UT must do more to prevent interpersonal violence and support survivors

Vanessa Sayroo, Contributor

Content warning: Interpersonal violence/sexual assault

Every single woman I know is a survivor of interpersonal violence. According to the Cultivating Learning and Safe Environments Report done at UT in 2017, 42% of students reported student-perpetrated sexual harassment and 18% of students reported unwanted sexual contact. Statistics collected by RAINN report that one in six women are a survivor of rape or attempted rape at a national level, and college women aged 18-24 are three times more likely to experience sexual violence than non-students. Male college-aged students are also 78% more likely to be a survivor of rape or sexual assault than non-students of the same age. These statistics are disheartening and devastating. We should not have to live in fear that every time we go to a party, to 6th Street or even just leave our residence that we will be harassed or assaulted. 

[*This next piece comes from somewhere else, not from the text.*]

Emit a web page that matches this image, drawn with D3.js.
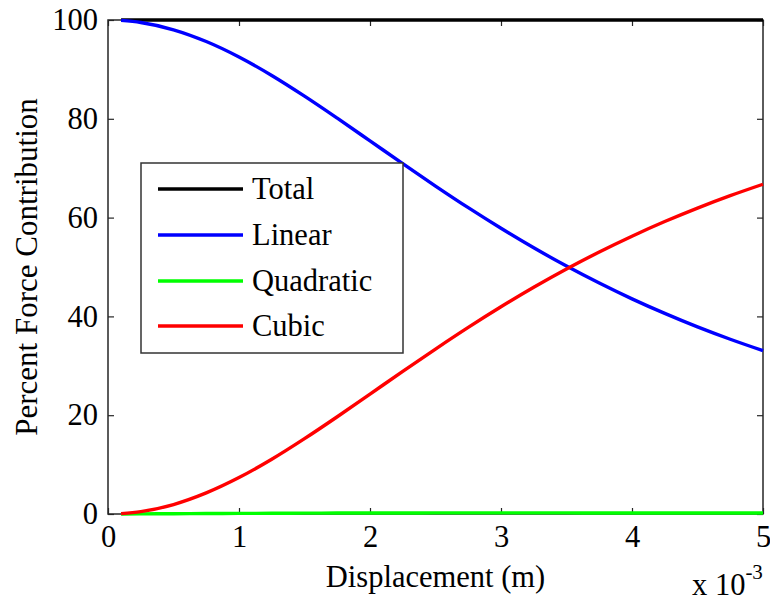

When sexual assault does occur, UT has little to no response. They tell us that the Counseling and Mental Health Center is available for free despite it being near impossible to make an appointment within a couple of days. They tell us “Report to Title IX” knowing that Title IX is overwhelmed with more cases than they could ever handle with the manpower they currently have and little funding provided to expand the department. They tell us “We care,” yet when students were begging for professors to be fired after sexually harassing students, they put those professors back in the classroom. 

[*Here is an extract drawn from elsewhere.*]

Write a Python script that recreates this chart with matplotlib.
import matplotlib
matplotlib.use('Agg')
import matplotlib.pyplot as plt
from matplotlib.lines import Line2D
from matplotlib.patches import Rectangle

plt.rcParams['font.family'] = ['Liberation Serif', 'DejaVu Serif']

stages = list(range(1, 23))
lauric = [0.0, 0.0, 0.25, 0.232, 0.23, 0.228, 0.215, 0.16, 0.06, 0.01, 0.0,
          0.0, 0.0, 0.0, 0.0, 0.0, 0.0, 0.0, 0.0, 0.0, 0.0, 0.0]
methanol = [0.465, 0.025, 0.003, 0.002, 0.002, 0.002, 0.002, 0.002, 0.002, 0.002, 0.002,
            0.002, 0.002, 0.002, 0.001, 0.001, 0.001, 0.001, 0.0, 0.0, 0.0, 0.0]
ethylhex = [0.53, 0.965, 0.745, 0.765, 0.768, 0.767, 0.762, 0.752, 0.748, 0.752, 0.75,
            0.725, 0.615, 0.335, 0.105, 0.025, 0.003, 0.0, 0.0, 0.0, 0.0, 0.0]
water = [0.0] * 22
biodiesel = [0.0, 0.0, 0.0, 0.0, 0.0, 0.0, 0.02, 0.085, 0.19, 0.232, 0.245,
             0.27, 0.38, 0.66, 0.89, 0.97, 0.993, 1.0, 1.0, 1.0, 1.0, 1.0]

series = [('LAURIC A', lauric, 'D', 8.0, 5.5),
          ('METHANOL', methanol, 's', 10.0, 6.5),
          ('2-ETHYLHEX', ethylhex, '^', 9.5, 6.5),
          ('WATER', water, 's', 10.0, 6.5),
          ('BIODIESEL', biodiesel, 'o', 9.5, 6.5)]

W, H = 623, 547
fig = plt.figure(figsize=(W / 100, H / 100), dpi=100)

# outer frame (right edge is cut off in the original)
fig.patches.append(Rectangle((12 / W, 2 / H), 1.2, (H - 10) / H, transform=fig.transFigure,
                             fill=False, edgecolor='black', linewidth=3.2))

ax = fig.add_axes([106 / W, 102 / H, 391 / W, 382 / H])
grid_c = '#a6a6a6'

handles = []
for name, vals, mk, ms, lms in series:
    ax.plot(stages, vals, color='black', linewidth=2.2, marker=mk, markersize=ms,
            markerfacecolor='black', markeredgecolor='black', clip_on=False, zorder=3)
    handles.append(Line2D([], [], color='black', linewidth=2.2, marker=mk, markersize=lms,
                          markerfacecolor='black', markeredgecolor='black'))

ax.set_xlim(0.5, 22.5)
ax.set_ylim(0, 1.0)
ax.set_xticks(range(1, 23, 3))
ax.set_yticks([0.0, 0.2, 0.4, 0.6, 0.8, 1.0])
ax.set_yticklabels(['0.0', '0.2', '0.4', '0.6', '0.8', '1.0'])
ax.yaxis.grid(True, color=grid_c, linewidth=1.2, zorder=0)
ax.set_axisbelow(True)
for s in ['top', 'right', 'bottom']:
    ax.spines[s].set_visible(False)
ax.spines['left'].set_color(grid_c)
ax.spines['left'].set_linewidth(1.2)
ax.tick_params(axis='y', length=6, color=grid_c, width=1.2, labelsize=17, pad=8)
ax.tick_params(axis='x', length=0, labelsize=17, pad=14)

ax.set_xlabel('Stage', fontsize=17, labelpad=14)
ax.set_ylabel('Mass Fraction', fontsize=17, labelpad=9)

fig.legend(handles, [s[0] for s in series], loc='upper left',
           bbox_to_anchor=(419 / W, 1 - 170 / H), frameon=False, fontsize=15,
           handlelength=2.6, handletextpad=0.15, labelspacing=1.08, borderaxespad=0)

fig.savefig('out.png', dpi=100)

I am tired. We are so tired of having to fight for people to believe us, for people to provide us with affordable and available resources, for us to be able to report our cases and for something to actually be done promptly without re-traumatizing ourselves. We have constantly called on UT to do something about the high rate of sexual violence on campus and UT is not listening. We want you to provide and mandate interpersonal violence prevention education to all students who are starting their journey on UT’s campus. We want open and transparent dialogue from UT and Title IX about the amount of cases, the amount of people handling cases and the amount of time these cases are taking. We need more money and people invested in resources for survivors. We want Greek life organizations and spirit groups to be held accountable for protecting the rapists in their organizations.  

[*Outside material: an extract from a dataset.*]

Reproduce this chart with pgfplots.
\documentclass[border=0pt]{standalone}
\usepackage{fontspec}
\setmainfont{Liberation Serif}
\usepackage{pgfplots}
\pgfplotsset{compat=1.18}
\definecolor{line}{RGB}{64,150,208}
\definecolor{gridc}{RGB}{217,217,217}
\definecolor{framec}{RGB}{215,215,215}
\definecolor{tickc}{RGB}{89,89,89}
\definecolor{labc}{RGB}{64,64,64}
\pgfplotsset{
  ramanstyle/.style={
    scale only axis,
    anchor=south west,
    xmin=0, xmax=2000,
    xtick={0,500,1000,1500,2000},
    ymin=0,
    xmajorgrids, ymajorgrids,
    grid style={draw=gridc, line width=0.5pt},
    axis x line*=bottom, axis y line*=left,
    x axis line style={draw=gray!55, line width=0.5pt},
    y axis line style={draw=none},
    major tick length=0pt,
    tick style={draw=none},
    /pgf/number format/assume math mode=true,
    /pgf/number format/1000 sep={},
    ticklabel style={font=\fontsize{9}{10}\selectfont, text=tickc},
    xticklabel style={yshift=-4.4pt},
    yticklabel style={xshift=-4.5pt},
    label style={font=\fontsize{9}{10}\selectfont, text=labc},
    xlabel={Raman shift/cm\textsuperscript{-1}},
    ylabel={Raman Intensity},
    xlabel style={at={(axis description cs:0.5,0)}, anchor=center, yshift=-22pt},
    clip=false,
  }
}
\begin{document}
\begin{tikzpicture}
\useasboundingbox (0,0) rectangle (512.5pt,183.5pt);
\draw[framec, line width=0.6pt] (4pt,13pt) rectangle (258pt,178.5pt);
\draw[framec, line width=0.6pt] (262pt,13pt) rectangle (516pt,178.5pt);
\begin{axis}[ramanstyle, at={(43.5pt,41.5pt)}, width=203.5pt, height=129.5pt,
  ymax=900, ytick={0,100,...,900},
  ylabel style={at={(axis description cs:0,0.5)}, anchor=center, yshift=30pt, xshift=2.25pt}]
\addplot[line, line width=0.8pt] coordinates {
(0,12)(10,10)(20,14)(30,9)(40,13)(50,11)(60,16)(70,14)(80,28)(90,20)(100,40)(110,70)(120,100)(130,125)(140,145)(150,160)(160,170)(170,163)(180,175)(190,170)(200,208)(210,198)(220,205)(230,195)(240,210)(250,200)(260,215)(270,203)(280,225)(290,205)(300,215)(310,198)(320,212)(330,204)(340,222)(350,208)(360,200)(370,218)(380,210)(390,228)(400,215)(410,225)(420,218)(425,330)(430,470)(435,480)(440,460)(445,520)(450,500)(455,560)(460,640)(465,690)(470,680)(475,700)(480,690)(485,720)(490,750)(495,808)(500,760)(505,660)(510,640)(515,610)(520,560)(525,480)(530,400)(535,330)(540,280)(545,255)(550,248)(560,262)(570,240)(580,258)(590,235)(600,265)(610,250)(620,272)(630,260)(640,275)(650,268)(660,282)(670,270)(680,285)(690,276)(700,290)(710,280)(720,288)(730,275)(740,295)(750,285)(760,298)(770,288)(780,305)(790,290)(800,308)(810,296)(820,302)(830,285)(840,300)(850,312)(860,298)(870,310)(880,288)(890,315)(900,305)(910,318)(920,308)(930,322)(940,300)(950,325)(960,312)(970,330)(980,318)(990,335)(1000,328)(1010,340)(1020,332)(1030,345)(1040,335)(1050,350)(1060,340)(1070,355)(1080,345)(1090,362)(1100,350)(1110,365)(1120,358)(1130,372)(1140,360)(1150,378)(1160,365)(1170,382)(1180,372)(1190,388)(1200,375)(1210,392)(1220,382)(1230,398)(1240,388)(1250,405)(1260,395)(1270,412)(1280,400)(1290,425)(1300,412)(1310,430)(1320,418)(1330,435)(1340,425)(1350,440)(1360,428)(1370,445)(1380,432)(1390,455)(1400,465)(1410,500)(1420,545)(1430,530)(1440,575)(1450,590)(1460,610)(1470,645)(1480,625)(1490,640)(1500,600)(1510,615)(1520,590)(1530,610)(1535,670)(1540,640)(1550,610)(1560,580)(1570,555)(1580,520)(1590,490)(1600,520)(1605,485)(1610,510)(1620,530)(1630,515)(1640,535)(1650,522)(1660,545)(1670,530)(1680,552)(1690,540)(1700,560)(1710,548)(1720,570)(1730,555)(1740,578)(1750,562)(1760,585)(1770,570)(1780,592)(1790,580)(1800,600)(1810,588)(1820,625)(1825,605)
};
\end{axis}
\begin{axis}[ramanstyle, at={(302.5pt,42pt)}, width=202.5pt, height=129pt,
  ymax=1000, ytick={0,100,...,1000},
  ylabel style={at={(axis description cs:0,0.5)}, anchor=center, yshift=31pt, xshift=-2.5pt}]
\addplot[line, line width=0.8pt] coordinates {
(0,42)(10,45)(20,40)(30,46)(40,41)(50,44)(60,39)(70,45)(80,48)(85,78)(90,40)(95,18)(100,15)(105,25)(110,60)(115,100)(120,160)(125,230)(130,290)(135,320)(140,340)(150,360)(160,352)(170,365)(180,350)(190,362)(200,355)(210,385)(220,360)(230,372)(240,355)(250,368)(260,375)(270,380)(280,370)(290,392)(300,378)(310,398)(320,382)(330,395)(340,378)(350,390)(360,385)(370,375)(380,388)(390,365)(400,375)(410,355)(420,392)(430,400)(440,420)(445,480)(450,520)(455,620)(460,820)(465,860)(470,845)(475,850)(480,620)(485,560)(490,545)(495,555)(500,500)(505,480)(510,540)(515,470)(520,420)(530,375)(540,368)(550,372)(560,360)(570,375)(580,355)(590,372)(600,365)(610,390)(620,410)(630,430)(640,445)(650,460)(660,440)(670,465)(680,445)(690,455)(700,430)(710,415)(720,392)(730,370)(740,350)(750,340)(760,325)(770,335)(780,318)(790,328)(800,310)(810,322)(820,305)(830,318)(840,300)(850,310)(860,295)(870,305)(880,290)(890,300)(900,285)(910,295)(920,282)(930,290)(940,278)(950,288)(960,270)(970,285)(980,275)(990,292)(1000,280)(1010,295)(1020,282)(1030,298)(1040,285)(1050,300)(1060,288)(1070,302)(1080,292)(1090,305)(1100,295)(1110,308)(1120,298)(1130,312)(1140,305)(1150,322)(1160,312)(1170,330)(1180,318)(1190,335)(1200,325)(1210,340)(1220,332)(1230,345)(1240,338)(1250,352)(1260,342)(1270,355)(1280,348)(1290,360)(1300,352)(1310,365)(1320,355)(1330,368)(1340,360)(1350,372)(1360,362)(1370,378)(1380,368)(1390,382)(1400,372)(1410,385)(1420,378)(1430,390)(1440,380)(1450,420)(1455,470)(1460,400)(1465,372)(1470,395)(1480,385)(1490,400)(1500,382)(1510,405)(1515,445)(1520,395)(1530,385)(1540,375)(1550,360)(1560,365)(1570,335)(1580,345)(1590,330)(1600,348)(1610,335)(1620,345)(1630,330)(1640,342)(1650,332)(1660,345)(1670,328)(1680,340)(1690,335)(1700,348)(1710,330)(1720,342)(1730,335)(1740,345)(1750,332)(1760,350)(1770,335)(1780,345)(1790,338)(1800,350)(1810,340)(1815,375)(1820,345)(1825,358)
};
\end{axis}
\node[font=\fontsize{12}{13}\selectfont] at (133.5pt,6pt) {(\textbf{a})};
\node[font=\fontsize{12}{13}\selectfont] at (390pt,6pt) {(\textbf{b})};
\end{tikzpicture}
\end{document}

As for organizations notorious for protecting rapists, do better. Educate yourselves and your members. Assign members of your organization to be on the lookout for dangerous situations during your events. Make sure that every single member of your organization knows exactly what consent is and that they respect it. Stop allowing rapists to remain in your organization because survivors don’t want to report their cases. That is a sad and unreasonable excuse to keep a rapist in your organization. Kick them out, and kick out anyone that feels it’s okay to protect them. Believe survivors. Please just believe survivors.

As the current acting president of Not On My Campus, a student-led organization with a peer education program, I see many survivors who are understandably unhappy with the way they are treated by Greek life, by Title IX, and by UT themselves. I’ve seen sororities refuse to believe survivors who are their own “sisters”. I’ve seen fraternities refuse to kick out known rapists in their organizations. I’ve seen spirit groups kick out members for using their voice to stand up for survivors. All of these situations had one thing in common: UT did not intervene. UT can and should do better in order to support survivors on our campus.

Sayroo is a fourth year nursing major and president-elect of the UT chapter of Not On My Campus.